On December 1st, the RSF captured Babanusa in West Kordofan, followed by their capture of Heglig in South Kordofan on December 8th. The capture of Heglig particularly marks a grave escalation, with the area home to a variety of integral oil production facilities connecting economic activity between South Sudan and Port Sudan, a city in Sudan. Since its capture and eventual siege, SAF members fled to South Sudan, with reports indicating that South Sudanese forces are now mobilizing and headed towards both recently captured cities in the Kordofan region. Khiari remarked that these developments are “complex,” stressing the “expanding regional dimensions of the conflict.” If unaddressed, Khiari warned, “Sudan’s neighbors could become embroiled in a regional conflict in and around Sudan.”
Also in the Security Council, Ms. Edem Wosornu, Director of the Crisis Response Division at the Office for the Coordination of Humanitarian Affairs, proclaimed that the violence within the Kordofan regions has “severely restricted humanitarian access.” Additionally, between December 4th and December 16th, she added, “the United Nations High Commissioner for Human Rights has reported more than 100 civilians dead from drone strikes,” along with exceeding reports of artillery shelling, forced recruitment, sexual violence, and forced displacement within the North Kordofan State.
Mr. Cameron Hudson, an independent analyst and consultant on African security, governance, and geopolitics, perceived the overall nature of the international response as a glaring failure, characterizing the conflict as an “unconscionable” humanitarian catastrophe fueled by modernized twenty-first-century war tactics.

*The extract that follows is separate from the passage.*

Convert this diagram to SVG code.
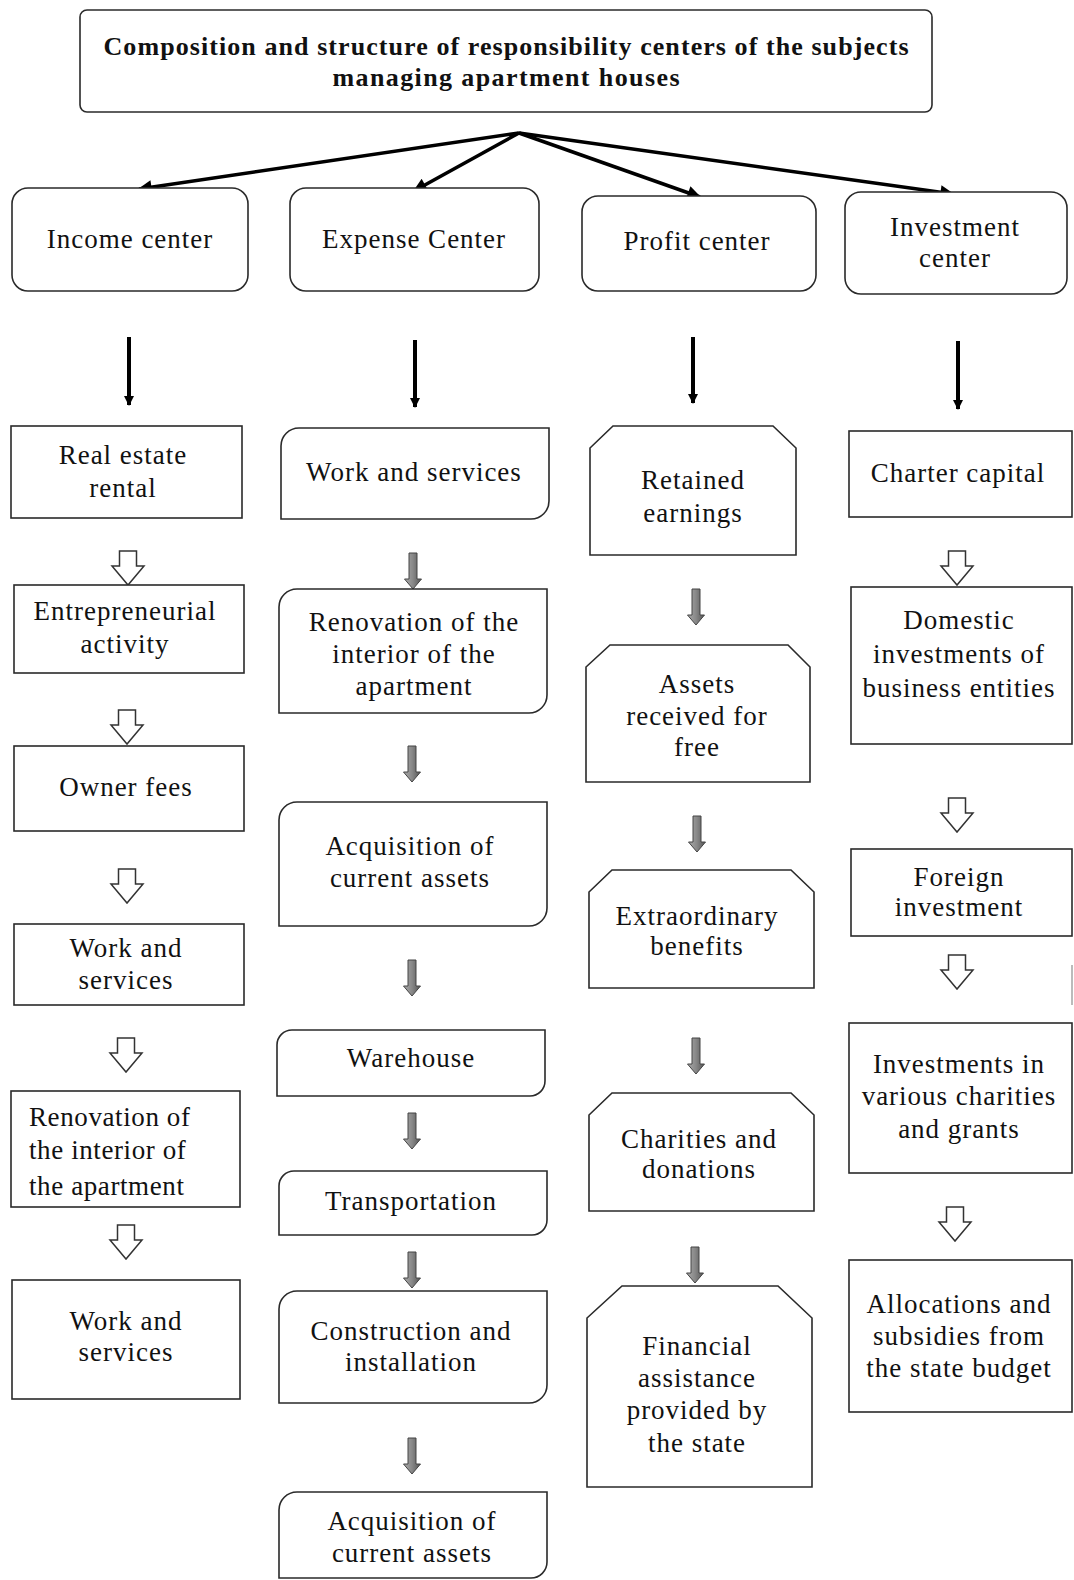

Addressing the Security Council, Hudson recalled that the risk of state partition and catastrophic displacement is imminent, threatening to destabilize the entire Horn of Africa and send “shockwaves of refugees and extremists” across the Sahel and the Mediterranean. Hudson, well revered for his twenty-five years of work in international politics, heavily critiqued the international response as “highly insufficient,” adding, however, that “not all countries bear equal responsibility for fueling this conflict.” Hudson pointed specifically to the role played by the UAE, critiquing the Gulf state’s use of wealth and influence “across the Horn of Africa to construct an extensive military airbridge operation flying weapons into the RSF, via regimes in Chad, Libya, South Sudan, the Central African Republic, and Somalia.” With little justification, Hudson condemned the UAE as subsidizing state atrocity, urging members of the Security Council and the international community to avoid “diplomatic ambiguity” and instead “act tangibly.” Working to hold both foreign and state perpetrators accountable is critical, with Hudson also recommending that the international community expand its 2004 arms embargo across the entire country, and press the International Criminal Court to expand its investigation into all crimes committed during the conflict.